06 Jan 2015

Tips for an A-grade LinkedIn Profile for our Agency Candidates

06 Jan 2015

rachel_188x300The Melanie Andersen Agency is always looking to add successful candidates to our database. As our clients (the companies that brief us on roles) are generally looking for specialized skill sets, we don’t advertise any of our roles, rather we headhunt according to their specific  requirements.
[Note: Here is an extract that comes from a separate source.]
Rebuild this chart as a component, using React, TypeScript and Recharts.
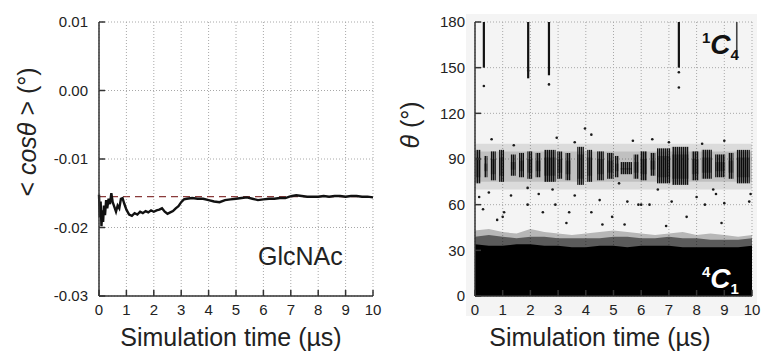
import React from 'react';
import {
  ComposedChart,
  Line,
  Area,
  Scatter,
  XAxis,
  YAxis,
  CartesianGrid,
  ReferenceLine,
  ReferenceArea,
} from 'recharts';

const FONT = '"Liberation Sans", Arial, sans-serif';
const AXIS = '#333';
const GRID = '#a8a8a8';

// shared x ticks (µs)
const timeTicks = [0, 1, 2, 3, 4, 5, 6, 7, 8, 9, 10];

// left panel: running average of cos(theta)
const cosTicks = [-0.03, -0.02, -0.01, 0, 0.01];
const cosTickLabels = ['-0.03', '-0.02', '-0.01', '0.00', '0.01'];
const cosLimit = -0.0155;
const cosSeries = [
  [0, -0.0152], [0.03, -0.0185], [0.06, -0.0162], [0.09, -0.0198], [0.12, -0.0175],
  [0.15, -0.0192], [0.18, -0.0168], [0.22, -0.0182], [0.26, -0.016], [0.3, -0.0172],
  [0.35, -0.0158], [0.4, -0.0166], [0.45, -0.015], [0.5, -0.0163], [0.56, -0.017],
  [0.62, -0.0177], [0.68, -0.0168], [0.74, -0.0172], [0.8, -0.0158], [0.86, -0.0157],
  [0.92, -0.0165], [1.0, -0.0174], [1.1, -0.0181], [1.2, -0.0183], [1.3, -0.0179],
  [1.4, -0.0181], [1.5, -0.0177], [1.6, -0.0179], [1.7, -0.0176], [1.8, -0.0178],
  [1.9, -0.0175], [2.0, -0.0177], [2.1, -0.0175], [2.2, -0.0174], [2.3, -0.0172],
  [2.4, -0.0177], [2.5, -0.018], [2.6, -0.0178], [2.7, -0.0176], [2.8, -0.0172],
  [2.9, -0.0169], [3.0, -0.0163], [3.1, -0.0159], [3.2, -0.0158], [3.4, -0.0157],
  [3.6, -0.0158], [3.8, -0.0158], [4.0, -0.016], [4.2, -0.0162], [4.4, -0.0163],
  [4.6, -0.016], [4.8, -0.0159], [5.0, -0.0158], [5.2, -0.0157], [5.4, -0.0156],
  [5.6, -0.0158], [5.8, -0.016], [6.0, -0.0159], [6.2, -0.0158], [6.4, -0.0158],
  [6.6, -0.0157], [6.8, -0.0157], [6.95, -0.0155], [7.05, -0.0154], [7.2, -0.0153],
  [7.4, -0.0154], [7.6, -0.0155], [7.8, -0.0155], [8.0, -0.0155], [8.2, -0.0154],
  [8.4, -0.0155], [8.6, -0.0154], [8.8, -0.0154], [9.0, -0.0155], [9.2, -0.0154],
  [9.4, -0.0154], [9.6, -0.0155], [9.8, -0.0155], [10, -0.0156],
];

// right panel: ring puckering angle theta
const thetaTicks = [0, 30, 60, 90, 120, 150, 180];
// lower 4C1 population: [t, solid top, dense fringe top, sparse fringe top]
const chairBand = [
  [0, 34, 39, 43], [0.5, 33, 40, 44], [1, 33, 39, 42], [1.5, 34, 38, 41],
  [2, 34, 39, 44], [2.5, 33, 39, 42], [3, 33, 38, 41], [3.5, 32, 38, 40],
  [4, 32, 38, 41], [4.5, 33, 38, 42], [5, 33, 39, 43], [5.5, 32, 39, 42],
  [6, 33, 38, 41], [6.5, 33, 38, 40], [7, 33, 39, 41], [7.5, 32, 38, 42],
  [8, 32, 38, 40], [8.5, 32, 37, 41], [9, 32, 37, 40], [9.5, 32, 37, 39],
  [10, 33, 38, 40],
];
// streaks of the ~90° population: [t start, t end, low, high]
const boatStreaks = [
  [0.02, 0.2, 74, 96], [0.33, 0.45, 78, 92], [0.57, 0.75, 76, 95], [0.87, 1.05, 75, 96],
  [1.29, 1.47, 79, 93], [1.59, 1.77, 78, 94], [1.89, 2.07, 77, 95], [2.19, 2.37, 78, 94],
  [2.49, 2.91, 75, 96], [2.97, 3.15, 77, 95], [3.27, 3.45, 76, 94], [3.69, 3.93, 73, 98],
  [4.05, 4.23, 75, 96], [4.41, 4.65, 76, 95], [4.77, 5.0, 77, 94], [5.05, 5.19, 78, 92],
  [5.25, 5.67, 80, 88], [5.73, 5.91, 77, 93], [5.97, 6.21, 76, 95], [6.33, 6.51, 79, 94],
  [6.57, 7.05, 74, 97], [7.11, 7.71, 73, 98], [7.83, 8.07, 76, 95], [8.19, 8.55, 77, 96],
  [8.67, 9.03, 78, 93], [9.15, 9.33, 77, 94], [9.45, 9.92, 74, 96],
];
// excursions to 1C4: [t, lowest theta]
const invertedSpikes = [
  [0.32, 150], [1.92, 143], [2.67, 145], [7.36, 150], [9.45, 156],
];
// isolated frames
const strayPoints = [
  [0.32, 138], [2.67, 139], [7.36, 137], [7.36, 147], [1.92, 148],
  [0.6, 103], [2.95, 104], [3.97, 110], [4.2, 106], [5.7, 102], [6.4, 103], [9.0, 102],
  [3.6, 101], [8.2, 100], [7.0, 101], [1.4, 99],
  [0.29, 57], [1.0, 52], [1.05, 55], [1.9, 60], [2.45, 55], [3.4, 55], [4.2, 55],
  [4.95, 52], [6.0, 60], [7.64, 52], [0.15, 65], [0.5, 68], [1.3, 66], [2.3, 67],
  [2.9, 60], [3.6, 66], [4.5, 63], [5.5, 62], [5.9, 60], [6.3, 60], [7.1, 62],
  [8.0, 65], [8.3, 60], [8.7, 67], [9.0, 61], [9.9, 62], [9.95, 67], [1.9, 71],
  [2.8, 70], [5.2, 74], [6.6, 70], [8.6, 70], [3.3, 48], [5.4, 47], [6.9, 46],
  [8.9, 48], [0.8, 50], [4.6, 47],
];

const cosData = cosSeries.map(([t, v]) => ({ t, v }));
const bandData = chairBand.map(([t, solid, dense, sparse]) => ({ t, solid, dense, sparse }));
const strayData = strayPoints.map(([t, th]) => ({ t, th }));

const tickStyle = { fontSize: 15, fill: '#222', fontFamily: FONT };

const Dot = (props: any) => <circle cx={props.cx} cy={props.cy} r={1.3} fill="#1a1a1a" />;

function CosPanel() {
  return (
    <ComposedChart width={384} height={356} data={cosData} margin={{ top: 22, right: 11, bottom: 0, left: 0 }}>
      <CartesianGrid stroke={GRID} strokeDasharray="1 2" />
      <XAxis
        dataKey="t"
        type="number"
        domain={[0, 10]}
        ticks={timeTicks}
        height={60}
        tick={tickStyle}
        tickSize={-6}
        tickMargin={14}
        stroke={AXIS}
        strokeWidth={1.5}
        interval={0}
      />
      <XAxis xAxisId="top" orientation="top" type="number" domain={[0, 10]} ticks={timeTicks}
        height={0} tickSize={-5} tickFormatter={() => ''} stroke={AXIS} strokeWidth={1.5} />
      <YAxis
        type="number"
        domain={[-0.03, 0.01]}
        ticks={cosTicks}
        width={99}
        tick={tickStyle}
        tickFormatter={(v) => cosTickLabels[cosTicks.indexOf(v)] ?? ''}
        tickSize={-6}
        tickMargin={17}
        stroke={AXIS}
        strokeWidth={1.5}
        interval={0}
      />
      <YAxis yAxisId="right" orientation="right" type="number" domain={[-0.03, 0.01]} ticks={cosTicks}
        width={0} tickSize={-5} tickFormatter={() => ''} stroke={AXIS} strokeWidth={1.5} />
      <ReferenceLine y={cosLimit} stroke="#8a3b3b" strokeDasharray="7 5" strokeWidth={1.3} />
      <Line type="linear" dataKey="v" stroke="#111" strokeWidth={2.4} dot={false} isAnimationActive={false} />
    </ComposedChart>
  );
}

function ThetaPanel() {
  return (
    <ComposedChart width={384} height={356} margin={{ top: 22, right: 17, bottom: 0, left: 0 }}>
      <defs>
        <pattern id="streaks" width={2} height={3} patternUnits="userSpaceOnUse">
          <rect x={0} y={0} width={2} height={3} fill="#000" fillOpacity={0.4} />
          <rect x={0} y={0} width={1.1} height={3} fill="#000" fillOpacity={0.85} />
        </pattern>
      </defs>
      <CartesianGrid stroke={GRID} strokeDasharray="1 2" />
      <XAxis
        dataKey="t"
        type="number"
        domain={[0, 10]}
        ticks={timeTicks}
        height={60}
        tick={tickStyle}
        tickSize={-6}
        tickMargin={14}
        stroke={AXIS}
        strokeWidth={1.5}
        interval={0}
        allowDataOverflow
      />
      <XAxis xAxisId="top" orientation="top" type="number" domain={[0, 10]} ticks={timeTicks}
        height={0} tickSize={-5} tickFormatter={() => ''} stroke={AXIS} strokeWidth={1.5} />
      <YAxis
        type="number"
        domain={[0, 180]}
        ticks={thetaTicks}
        width={90}
        tick={tickStyle}
        tickSize={-6}
        tickMargin={16}
        stroke={AXIS}
        strokeWidth={1.5}
        interval={0}
        allowDataOverflow
      />
      <YAxis yAxisId="right" orientation="right" type="number" domain={[0, 180]} ticks={thetaTicks}
        width={0} tickSize={-5} tickFormatter={() => ''} stroke={AXIS} strokeWidth={1.5} />
      <ReferenceArea x1={0} x2={10} y1={70} y2={100} fill="#000" fillOpacity={0.1} stroke="none" />
      <ReferenceArea x1={0} x2={10} y1={75} y2={95} fill="#000" fillOpacity={0.12} stroke="none" />
      {boatStreaks.map(([a, b, lo, hi], i) => (
        <ReferenceArea key={i} x1={a} x2={b} y1={lo} y2={hi} fill="url(#streaks)" fillOpacity={1} stroke="none" />
      ))}
      {boatStreaks.map(([a, b, lo, hi], i) => (
        <ReferenceArea key={'c' + i} x1={a} x2={b} y1={lo + 4} y2={hi - 5} fill="#000" fillOpacity={0.3} stroke="none" />
      ))}
      <Area data={bandData} dataKey="sparse" type="linear" stroke="none" fill="#000" fillOpacity={0.25} isAnimationActive={false} />
      <Area data={bandData} dataKey="dense" type="linear" stroke="none" fill="#000" fillOpacity={0.5} isAnimationActive={false} />
      <Area data={bandData} dataKey="solid" type="linear" stroke="none" fill="#000" fillOpacity={1} isAnimationActive={false} />
      {invertedSpikes.map(([t, lo], i) => (
        <Line
          key={'s' + i}
          data={[{ t, th: lo }, { t, th: 180 }]}
          dataKey="th"
          type="linear"
          stroke={t > 9 ? '#444' : '#111'}
          strokeWidth={t > 9 ? 1.6 : 2.2}
          dot={false}
          isAnimationActive={false}
        />
      ))}
      <Scatter data={strayData} dataKey="th" shape={Dot} isAnimationActive={false} />
    </ComposedChart>
  );
}

export default function App() {
  return (
    <div style={{ position: 'absolute', left: 0, top: 0, width: 769, height: 356, background: '#fff', fontFamily: FONT }}>
      <div style={{ position: 'absolute', left: 466, top: 14, width: 291, height: 302, background: '#f4f4f4' }} />
      <div style={{ position: 'absolute', left: 0, top: 0 }}>
        <CosPanel />
      </div>
      <div style={{ position: 'absolute', left: 385, top: 0 }}>
        <ThetaPanel />
      </div>
      <svg width={769} height={356} style={{ position: 'absolute', left: 0, top: 0, pointerEvents: 'none' }} fontFamily={FONT}>
        <text x={231} y={346} fontSize={25} textAnchor="middle" fill="#222">Simulation time (µs)</text>
        <text x={600} y={346} fontSize={25} textAnchor="middle" fill="#222">Simulation time (µs)</text>
        <text x={27} y={132} fontSize={25} textAnchor="middle" dominantBaseline="central" fill="#222" transform="rotate(-90 27 132)">
          {'< '}<tspan fontStyle="italic">cosθ</tspan>{' > (°)'}
        </text>
        <text x={410} y={125} fontSize={25} textAnchor="middle" dominantBaseline="central" fill="#222" transform="rotate(-90 410 125)">
          <tspan fontStyle="italic">θ</tspan>{' (°)'}
        </text>
        <text x={258} y={265} fontSize={25} fill="#222">GlcNAc</text>
        <text x={702} y={54} fill="#111" fontWeight="bold">
          <tspan fontSize={15} dy={-11}>1</tspan>
          <tspan fontSize={28} fontStyle="italic" dy={11}>C</tspan>
          <tspan fontSize={15} dy={6}>4</tspan>
        </text>
        <text x={702} y={288} fill="#fff" fontWeight="bold">
          <tspan fontSize={15} dy={-11}>4</tspan>
          <tspan fontSize={28} fontStyle="italic" dy={11}>C</tspan>
          <tspan fontSize={15} dy={6}>1</tspan>
        </text>
      </svg>
    </div>
  );
}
During our search process, we look first to our database of all of the candidates that we have already interviewed and therefore have a good understanding of their experience and career motivations. Our in-house research team then move on to new research and we headhunt according to the brief and job description that our clients have provided us with. Often our clients are looking for very specific skill sets, which is why they engage our services. Our research team spend quite a lot of time on LinkedIn searching for candidates. We work with a lot of advertising, digital, branding and PR agencies and the roles that they brief us on often require specific category experience (a certain amount of time spent on a beauty account, a spirits account, or digital capabilities, for example) which are not always listed on a candidate’s LinkedIn profile. I can’t stress this enough, it is extremely helpful for candidates to list their accounts on their profile, as well their skills, abilities, and specifics about projects they’ve worked on. If a candidate doesn’t list this information, often we skip over them and target the candidates with the more detailed profiles, which means  people are then often missing out on a fantastic new career opportunity!

Now, I know at first glance this may seem like a death trap – “my boss will know I’m looking for a new role” or “my clients are confidential” but rest assured – these are all unnecessary reservations. It’s never a bad idea to go into detail about your experience on your LinkedIn profile, your boss should know that you are vocal about listing your capabilities in any capacity, and should be supportive of that. It does NOT mean you are actively looking for a new job, you are just sprucing up your professional profile, and affirming your hard work, skills and knowledge. If your accounts are confidential, you can list them as “a major airline” or “an upscale beauty brand”, instead of listing specifics.

What candidates working at agencies don’t realize is that more often than not, it is the type of account, as well as the scope of their work, that matters most to a potential employer. It is not the agency where you are working, so It is beneficial for all parties involved – candidate, recruiter, and employer – to list as much information on your profile as possible.